Abram, who is also vice chairman of the U.S. Commission on Civil Rights, addressed some 400 people in Temple Israel Center in White Plains in Westchester last Sunday at a program preceding groundbreaking cermonies for a $2 million expansion and renovation of the Temple. The audience included Westchester religious leaders and government officials.

Abram described the present century as the “most fateful period of Jewish history,” citing the Holocaust, the establishment of the State of Israel and the flowering of the diaspora, particularly in the United States.

“This generation, ” he said, “is witnessing the imprisonment of more than two million Jews who could now live Jewishly if they were permitted to leave the Soviet Union. Having failed to save the millions who perished in the Holocaust, will we be able to rescue those Soviet Jews, who make up one-fifth of our people?”

Abram answered his own question by declaring: “We will win, because our country has made the freeing of Soviet Jewry a major cause, and in future negotiations the Soviet leadership will come to realize it is in their best interest to allow the Jews to leave.” Rabbi Joel Geffen, consultant on field activities and community education to the Jewish Theological Seminary of America, paid tribute to the 1,000-member congregation and its leaders for their “long history of outstanding achievements” within Judaism’s Conservative movement and the Temple’s “pioneering contributions” in the field of Jewish education.

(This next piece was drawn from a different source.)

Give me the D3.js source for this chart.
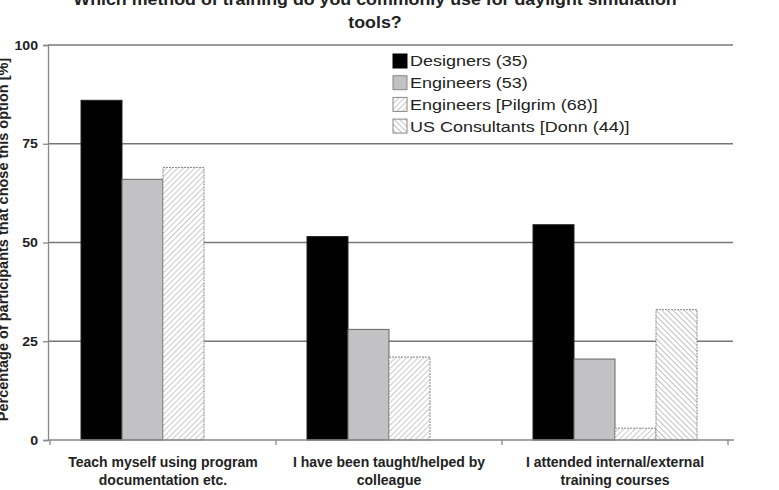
<!DOCTYPE html>
<html><head><meta charset="utf-8">
<script src="https://cdn.jsdelivr.net/npm/d3@7/dist/d3.min.js"></script>
<style>body{margin:0;background:#fff;}svg{display:block;font-family:"Liberation Sans",Arial,sans-serif;}</style>
</head><body>
<svg id="c" width="779" height="490"></svg>
<script>
const categories = ["Teach myself using program documentation etc.", "I have been taught/helped by colleague", "I attended internal/external training courses"];
const categoryLines = [["Teach myself using program", "documentation etc."], ["I have been taught/helped by", "colleague"], ["I attended internal/external", "training courses"]];
const seriesNames = ["Designers (35)", "Engineers (53)", "Engineers [Pilgrim (68)]", "US Consultants [Donn (44)]"];
const designers = [86, 51.5, 54.5];
const engineers = [66, 28, 20.5];
const pilgrim = [69, 21, 3];
const usConsultants = [null, null, 33];
const yTicks = [0, 25, 50, 75, 100];
const titleLines = ["Which method of training do you commonly use for daylight simulation", "tools?"];
const yLabel = "Percentage of participants that chose this option [%]";

const seriesValues = [designers, engineers, pilgrim, usConsultants];
const svg = d3.select("#c");
const defs = svg.append("defs");
function hatch(id, dir, color){
  const p = defs.append("pattern").attr("id", id).attr("patternUnits","userSpaceOnUse")
    .attr("width", 4).attr("height", 4).attr("patternTransform", "rotate(" + (dir > 0 ? 45 : -45) + ")");
  p.append("rect").attr("width",4).attr("height",4).attr("fill","#fff");
  p.append("line").attr("x1",0).attr("y1",0).attr("x2",0).attr("y2",4).attr("stroke",color).attr("stroke-width",1.6);
}
hatch("hPil", 1, "#bdbdbd");
hatch("hUS", -1, "#b0b0b0");
const fills = ["#000", "#c2c1c3", "url(#hPil)", "url(#hUS)"];
const strokes = ["#222", "#666", "#888", "#888"];

const L = 48, R = 733, T = 45, B = 440;
const y = d3.scaleLinear().domain([0, 100]).range([B, T]);
const x0 = d3.scaleBand().domain(categories).range([50, 728]).padding(0);
const groupW = 164;
const x1 = d3.scaleBand().domain(seriesNames).range([(x0.bandwidth()-groupW)/2, (x0.bandwidth()+groupW)/2]).padding(0);

// gridlines
svg.append("g").selectAll("line").data(yTicks.filter(d => d > 0)).join("line")
  .attr("x1", L).attr("x2", R).attr("y1", d => y(d)).attr("y2", d => y(d))
  .attr("stroke", "#777").attr("stroke-width", 1.3);

// bars
const g = svg.append("g");
seriesValues.forEach((vals, si) => {
  g.selectAll(null).data(categories.map((c, i) => ({c, v: vals[i]})).filter(d => d.v != null)).join("rect")
    .attr("x", d => x0(d.c) + x1(seriesNames[si]))
    .attr("width", x1.bandwidth())
    .attr("y", d => y(d.v)).attr("height", d => y(0) - y(d.v))
    .attr("fill", fills[si]).attr("stroke", strokes[si]).attr("stroke-width", 1)
    .attr("stroke-dasharray", si >= 2 ? "2,1" : null);
});

// y axis
const ya = svg.append("g").attr("transform", `translate(${L},0)`)
  .call(d3.axisLeft(y).tickValues(yTicks).tickSize(5).tickPadding(4).tickFormat(d3.format("d")));
ya.select(".domain").attr("stroke", "#888").attr("stroke-width", 1.3);
ya.selectAll(".tick line").attr("stroke", "#888").attr("stroke-width", 1.3);
ya.selectAll(".tick text").remove();
ya.selectAll(".tick").append("g").attr("transform", "translate(-10,0) scale(1.18,1)")
  .append("text").attr("text-anchor", "end").attr("dy", "0.35em")
  .attr("font-size", 12).attr("font-weight", "bold").attr("fill", "#222")
  .attr("font-family", '"Liberation Sans",Arial,sans-serif').text(d => d);

// x axis
svg.append("line").attr("x1", L).attr("x2", R + 1).attr("y1", B).attr("y2", B).attr("stroke", "#888").attr("stroke-width", 1.3);
svg.append("g").selectAll("line").data(categories.map(c => x0(c)).concat([x0(categories[2]) + x0.bandwidth()]))
  .join("line").attr("x1", d => d).attr("x2", d => d).attr("y1", B).attr("y2", B + 5)
  .attr("stroke", "#888").attr("stroke-width", 1.3);

// category labels
const cl = svg.append("g").selectAll("text").data(categories).join("text")
  .attr("x", d => x0(d) + x0.bandwidth()/2).attr("text-anchor", "middle")
  .attr("font-size", 14).attr("font-weight", "bold").attr("fill", "#222");
cl.each(function(d, i){
  d3.select(this).selectAll("tspan").data(categoryLines[i]).join("tspan")
    .attr("x", x0(d) + x0.bandwidth()/2).attr("y", (t, j) => 467 + j * 18).text(t => t);
});

// title
svg.append("g").selectAll("g").data(titleLines).join("g")
  .attr("transform", (d, i) => `translate(375,${5 + i * 23}) scale(1.08,1)`)
  .append("text").attr("text-anchor", "middle")
  .attr("font-size", 16.5).attr("font-weight", "bold").attr("fill", "#222").text(d => d);

// y label
svg.append("text").attr("transform", `translate(8,${(T + B)/2 - 3}) rotate(-90)`).attr("text-anchor", "middle")
  .attr("font-size", 14.5).attr("font-weight", "bold").attr("fill", "#222").text(yLabel);

// legend
const leg = svg.append("g").attr("transform", "translate(393,54)");
const li = leg.selectAll("g").data(seriesNames).join("g").attr("transform", (d, i) => `translate(0,${i * 21.7})`);
li.append("rect").attr("width", 14).attr("height", 14).attr("fill", (d, i) => fills[i]).attr("stroke", (d, i) => i === 0 ? "#000" : "#888");
li.append("g").attr("transform", "translate(17,7) scale(1.16,1)")
  .append("text").attr("dy", "0.35em").attr("font-size", 15.5).attr("fill", "#222").text(d => d);
</script>
</body></html>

The expansion of Temple Israel Center, built on its present site in 1948 as the congregation’s second home — its first building was dedicated in 1911 — is expected to begin in January, it was announced by Michael Rozen, president of the Temple. Rabbi Arnold Turetsky is the spiritual leader of the congregation, which was founded in 1907. Irving Schaffer was the chariman of the two-year, $2 million fund drive that was conducted among the congregants.